Magazine Le Mensuel

Nº 2939 du vendredi 7 mars 2014

general

Georges Chakra. Un homme qui ose

Il fait partie de ceux qui ont contribué à faire la renommée internationale des créateurs libanais. Un grand nom de la haute couture qui habille les stars du monde et dont les créations se portent à Hollywood ou défilent sur le tapis rouge à Cannes. Audacieux et perfectionniste, ses collections varient selon les saisons de la nature et du cœur. Portrait du designer Georges Chakra.
 

C’est dans une atmosphère décontractée que Georges Chakra nous reçoit et n’hésite pas à répondre à toutes nos questions, retraçant pour nous son parcours, ses débuts, ses réalisations et ses projets. Il est encore en classe de seconde lorsqu’un ami lui parle de William Khoury, un des plus célèbres couturiers de cette époque, et lui montre quelques croquis qu’il a réalisés. «J’avais été très impressionné et cela m’était resté en tête. Il y avait également la revue Jour de France qui publiait  des modèles et des photo-shoots que je regardais avec beaucoup d’intérêt», raconte Georges Chakra. Mais à l’époque, il a d’autres projets et entame des études en architecture d’intérieur. «Au bout de deux ans, j’ai réalisé que ce n’était pas pour moi. Ce n’était pas ce que je voulais. Il a fallu que je prenne une décision. A Beyrouth, il n’y avait pas une école où l’on pouvait étudier le Fashion design». C’était la guerre. Il part au Canada, où son frère était installé, avec la ferme intention d’entreprendre des études par correspondance avec une école à Paris. Malgré ses réticences, un concours de circonstances le pousse finalement à suivre des cours à la Fashion Canadian Academy où il obtient son diplôme en tant que fashion designer. «J’ai reçu plusieurs offres de travail au Canada, dit-il, mais je n’avais nullement l’intention d’y rester, une fois mon diplôme en poche. Malgré la guerre, j’étais très heureux de retourner au Liban».
Il travaille, pendant six mois, auprès d’un grand nom de la haute couture à Beyrouth. «Notre mentalité et notre façon de voir les choses étaient différentes.

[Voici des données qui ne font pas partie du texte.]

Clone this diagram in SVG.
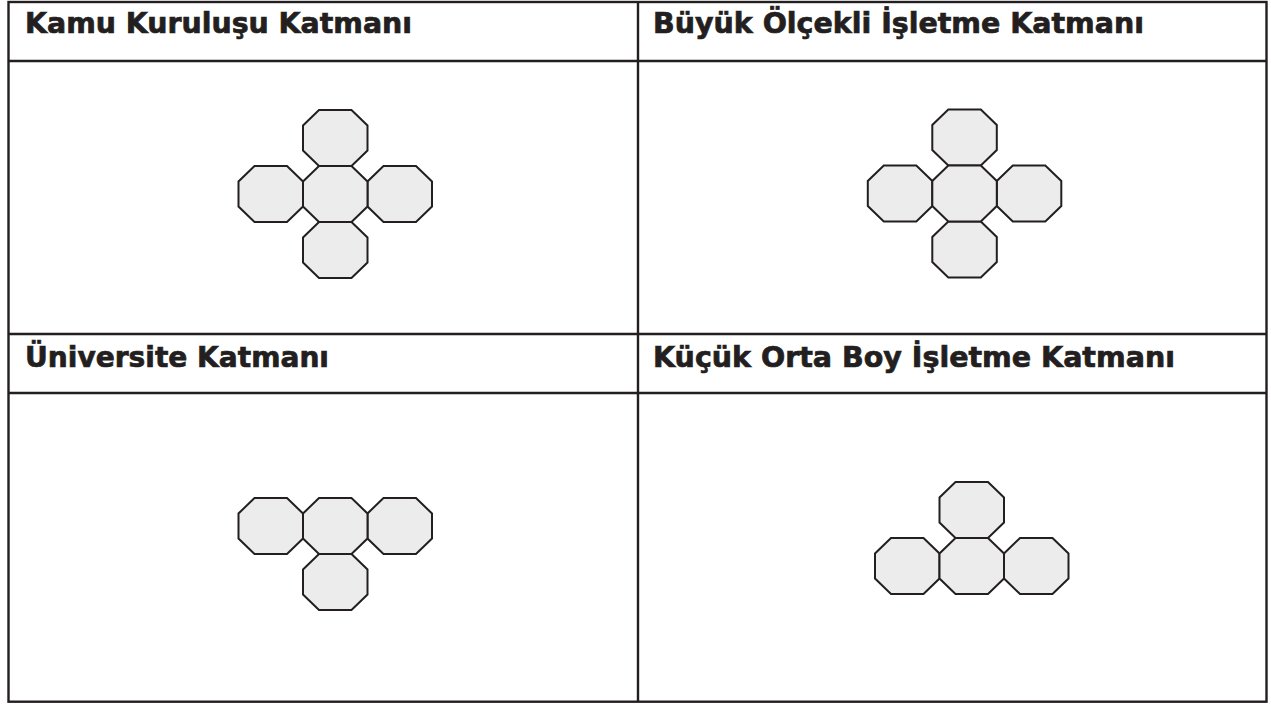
<svg xmlns="http://www.w3.org/2000/svg" xmlns:xlink="http://www.w3.org/1999/xlink" width="1271" height="704" viewBox="0 0 1271 704">
<style>
.grid{fill:none;stroke:#231f20;stroke-width:2.4}
.oct{fill:#ececec;stroke:#231f20;stroke-width:2;stroke-linejoin:miter}
.hd{font-family:"DejaVu Sans","Liberation Sans",sans-serif;font-weight:bold;font-size:27.5px;fill:#231f20;stroke:#231f20;stroke-width:0.7}
</style>
<defs>
<polygon id="oct" class="oct" points="16,0 48.5,0 64.5,15.5 64.5,40.5 48.5,56 16,56 0,40.5 0,15.5"/>
</defs>
<rect width="1271" height="704" fill="#fff"/>
<g id="table">
<rect class="grid" x="8.5" y="2" width="1258" height="699.7"/>
<line class="grid" x1="638" y1="2" x2="638" y2="701.7"/>
<line class="grid" x1="8.5" y1="61" x2="1266.5" y2="61"/>
<line class="grid" x1="8.5" y1="334" x2="1266.5" y2="334"/>
<line class="grid" x1="8.5" y1="393" x2="1266.5" y2="393"/>
</g>
<g id="headers">
<text class="hd" x="25" y="33.3" textLength="387" lengthAdjust="spacingAndGlyphs">Kamu Kuruluşu Katmanı</text>
<text class="hd" x="653" y="33.3" textLength="491" lengthAdjust="spacingAndGlyphs">Büyük Ölçekli İşletme Katmanı</text>
<text class="hd" x="25" y="366.7" textLength="304" lengthAdjust="spacingAndGlyphs">Üniversite Katmanı</text>
<text class="hd" x="653" y="366.7" textLength="522" lengthAdjust="spacingAndGlyphs">Küçük Orta Boy İşletme Katmanı</text>
</g>
<g id="kamu">
<g id="kamu-top"><use xlink:href="#oct" x="303" y="110"/></g>
<g id="kamu-left"><use xlink:href="#oct" x="238.5" y="166"/></g>
<g id="kamu-right"><use xlink:href="#oct" x="367.5" y="166"/></g>
<g id="kamu-bottom"><use xlink:href="#oct" x="303" y="222"/></g>
<g id="kamu-center"><use xlink:href="#oct" x="303" y="166"/></g>
</g>
<g id="buyuk">
<g id="buyuk-top"><use xlink:href="#oct" x="932.3" y="109.5"/></g>
<g id="buyuk-left"><use xlink:href="#oct" x="867.8" y="165.5"/></g>
<g id="buyuk-right"><use xlink:href="#oct" x="996.8" y="165.5"/></g>
<g id="buyuk-bottom"><use xlink:href="#oct" x="932.3" y="221.5"/></g>
<g id="buyuk-center"><use xlink:href="#oct" x="932.3" y="165.5"/></g>
</g>
<g id="universite">
<g id="uni-left"><use xlink:href="#oct" x="238.5" y="498"/></g>
<g id="uni-right"><use xlink:href="#oct" x="367.5" y="498"/></g>
<g id="uni-bottom"><use xlink:href="#oct" x="303" y="554"/></g>
<g id="uni-center"><use xlink:href="#oct" x="303" y="498"/></g>
</g>
<g id="kobi">
<g id="kobi-top"><use xlink:href="#oct" x="939.5" y="482"/></g>
<g id="kobi-left"><use xlink:href="#oct" x="875" y="538"/></g>
<g id="kobi-right"><use xlink:href="#oct" x="1004" y="538"/></g>
<g id="kobi-center"><use xlink:href="#oct" x="939.5" y="538"/></g>
</g>
<g id="connectors"/>
</svg>
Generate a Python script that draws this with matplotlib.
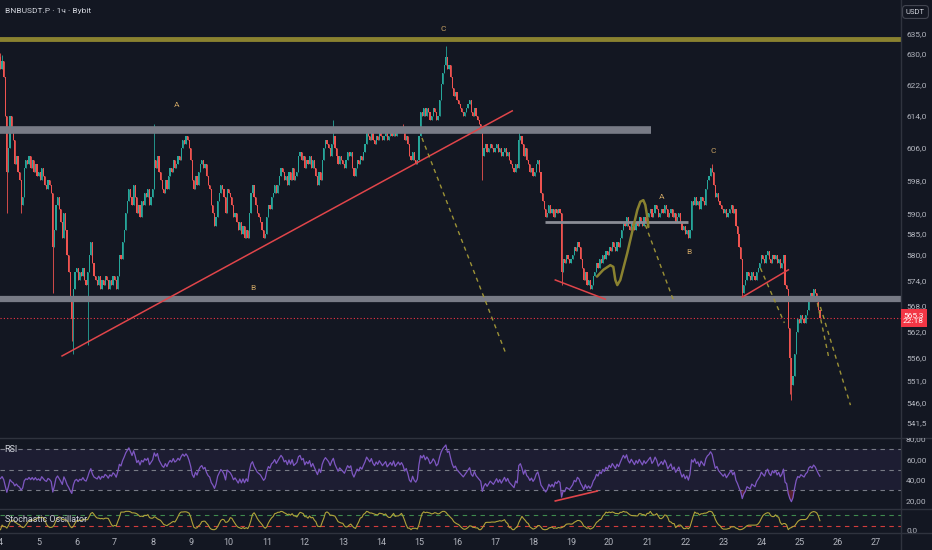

J’ai donc décidé de le quitter et de me lancer seul». En 1985, il fait ses débuts dans un petit atelier, avec un nombre réduit d’employés. «Le juste nécessaire», indique-t-il. Malgré les événements, ses créations ont un succès immédiat auprès de la gent féminine. «A l’époque, le long n’était pas encore à la mode. Les femmes avaient besoin de plusieurs tenues, pour des occasions différentes: robes du soir, robes de mariée, manteaux. Le bouche à oreille aidant, j’ai connu un boum auquel je ne m’attendais pas et brusquement du jour au lendemain, je me suis retrouvé avec soixante employés». Georges Chakra a plein de nouvelles idées qui trouvent un écho favorable auprès des femmes. Il introduit les peaux de serpent sur les manteaux et du vernis sur les tailleurs. Son inspiration ne vient pas d’un facteur particulier. Pour lui, tout est source d’inspiration et celle-ci ne vient pas de quelque chose de spécial. «Ça peut être un film, un restaurant, quelqu’un croisé dans la rue, une belle femme». Sa source de création est intarissable.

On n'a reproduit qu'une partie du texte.